In a nutshell, my mom gave me money to fix the phone because I didn’t want a new one and she gave me more money to sustain me in school.
What did you learn from my story?
This is a picture of our relationship with God.
Sometimes, we think God has done too much for us and we don’t deserve it so when we run into trouble, we run to everywhere but God.
Sometimes we’re in so much trouble that we forget the simple prayer “God help me”.
And I’m not talking about a causal and careless unconscious “God help me”.
I’m talking about a genuine acknowledgement of your inadequacies and even faults. A conscious acknowledgement of the fact that you probably don’t even deserve help.

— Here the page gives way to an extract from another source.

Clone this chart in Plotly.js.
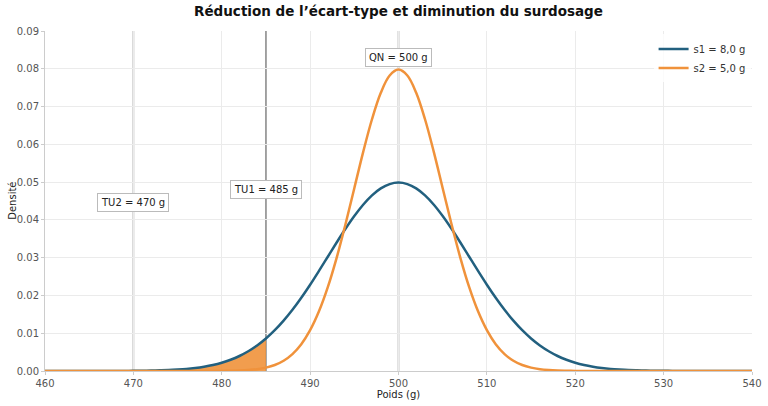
<!DOCTYPE html>
<html><head><meta charset="utf-8">
<script src="https://cdn.plot.ly/plotly-3.0.1.min.js"></script>
<style>html,body{margin:0;padding:0;background:#fff}#c{width:768px;height:406px}</style>
</head><body><div id="c"></div>
<script>
// Poids (g)
var poids = [];
for (var p = 460; p <= 540; p++) poids.push(p);
// Densité, s1 = 8,0 g (460..540 step 1)
var densS1 = [0,0,0,0,0,0,0.00001,0.00001,0.00002,0.00003,
  0.00004,0.00007,0.00011,0.00017,0.00025,0.00038,0.00055,0.00080,0.00114,0.00159,
  0.00219,0.00297,0.00397,0.00522,0.00675,0.00860,0.01079,0.01332,0.01619,0.01938,
  0.02283,0.02649,0.03025,0.03401,0.03764,0.04102,0.04401,0.04648,0.04833,0.04948,
  0.04987,
  0.04948,0.04833,0.04648,0.04401,0.04102,0.03764,0.03401,0.03025,0.02649,0.02283,
  0.01938,0.01619,0.01332,0.01079,0.00860,0.00675,0.00522,0.00397,0.00297,0.00219,
  0.00159,0.00114,0.00080,0.00055,0.00038,0.00025,0.00017,0.00011,0.00007,0.00004,
  0.00003,0.00002,0.00001,0.00001,0,0,0,0,0,0];
// Densité, s2 = 5,0 g
var densS2 = [0,0,0,0,0,0,0,0,0,0,
  0,0,0,0,0,0,0,0,0.00001,0.00001,
  0.00003,0.00006,0.00012,0.00025,0.00048,0.00089,0.00158,0.00272,0.00448,0.00709,
  0.01080,0.01579,0.02218,0.02995,0.03884,0.04839,0.05794,0.06664,0.07365,0.07821,
  0.07979,
  0.07821,0.07365,0.06664,0.05794,0.04839,0.03884,0.02995,0.02218,0.01579,0.01080,
  0.00709,0.00448,0.00272,0.00158,0.00089,0.00048,0.00025,0.00012,0.00006,0.00003,
  0.00001,0.00001,0,0,0,0,0,0,0,0,
  0,0,0,0,0,0,0,0,0,0];
// reference lines
var refNames = ['TU2 = 470 g','TU1 = 485 g','QN = 500 g'];
var refX = [470,485,500];
var refLabelY = [0.0445,0.048,0.083];
var tu1 = 485;
var yTitle = 'Densité';

var blue = '#22607f', orange = '#f0923b';
var fillX = [], fillY = [];
for (var i = 0; i < poids.length; i++) { if (poids[i] <= tu1) { fillX.push(poids[i]); fillY.push(densS1[i]); } }

var traces = [
  {x: fillX, y: fillY, type:'scatter', mode:'lines', fill:'tozeroy', fillcolor:'rgba(240,146,59,0.9)',
   line:{width:0, shape:'spline'}, showlegend:false, hoverinfo:'skip'},
  {x: poids, y: densS1, type:'scatter', mode:'lines', name:'s1 = 8,0 g', line:{color:blue, width:2.5, shape:'spline'}},
  {x: poids, y: densS2, type:'scatter', mode:'lines', name:'s2 = 5,0 g', line:{color:orange, width:2.5, shape:'spline'}}
];

var shapes = refX.map(function(v, k){
  return {type:'line', xref:'x', yref:'paper', x0:v, x1:v, y0:0, y1:1,
          line:{color: k===1 ? '#999999' : '#b8b8b8', width:1.8}, layer:'below'};
});
var annotations = refX.map(function(v, k){
  return {x:v, y:refLabelY[k], xref:'x', yref:'y', text:refNames[k], showarrow:false,
          font:{family:'DejaVu Sans', size:10, color:'#222'}, bgcolor:'#ffffff',
          bordercolor:'#bbbbbb', borderwidth:1, borderpad:3};
});
annotations.push({xref:'paper', yref:'paper', x:-0.047, y:0.5, xanchor:'center', yanchor:'middle',
  text:yTitle, textangle:-90, showarrow:false, font:{family:'DejaVu Sans', size:10, color:'#222'}});

var layout = {
  width:768, height:406,
  margin:{l:45, r:16, t:31, b:35},
  paper_bgcolor:'#fff', plot_bgcolor:'#fff',
  font:{family:'DejaVu Sans', size:10, color:'#555'},
  title:{text:'<b>Réduction de l’écart-type et diminution du surdosage</b>', xref:'paper', x:0.5, xanchor:'center', y:0.985, yanchor:'top',
         font:{family:'DejaVu Sans', size:13.5, color:'#111'}},
  xaxis:{range:[460,540], dtick:10, tick0:460, showgrid:true, gridcolor:'#ebebeb', gridwidth:1,
         showline:true, linecolor:'#cccccc', linewidth:1, ticks:'outside', ticklen:3, tickcolor:'#cccccc',
         zeroline:false, tickfont:{size:10, color:'#555'},
         title:{text:'Poids (g)', font:{size:10, color:'#222'}, standoff:1}},
  yaxis:{range:[0,0.09], dtick:0.01, tickformat:'.2f', showgrid:true, gridcolor:'#ebebeb', gridwidth:1,
         showline:true, linecolor:'#cccccc', linewidth:1, ticks:'outside', ticklen:3, tickcolor:'#cccccc',
         zeroline:false, tickfont:{size:10, color:'#555'}},
  legend:{x:0.998, xanchor:'right', y:0.99, yanchor:'top', bgcolor:'rgba(255,255,255,0.8)', borderwidth:0,
          font:{size:10, color:'#333'}, itemwidth:30},
  shapes:shapes, annotations:annotations, showlegend:true
};
Plotly.newPlot('c', traces, layout, {staticPlot:true, displayModeBar:false});
</script></body></html>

You may have like me “squandered so much money in little time” and need more money.
You may have committed sins that warrant heavy punishments but instead of seeing God in your mind, holding a big cane ready to flog you, why not see His open arms welcoming you?
My mom could have asked me why I even took my phone with me to wash plates but she chose not to.
Even more merciful is our God.
God was willing and ready to help you when you were deep in sin, why would he hate you for your mistakes now that you’re His?.
This post is a call for you to cry out to God for help.
Lay aside all you have achieved and cry for help.
Stop wallowing in the consequences of your foolish decisions, admit that you were wrong and reach out to God.
When you’re faced with situations that are beyond you, cry for help.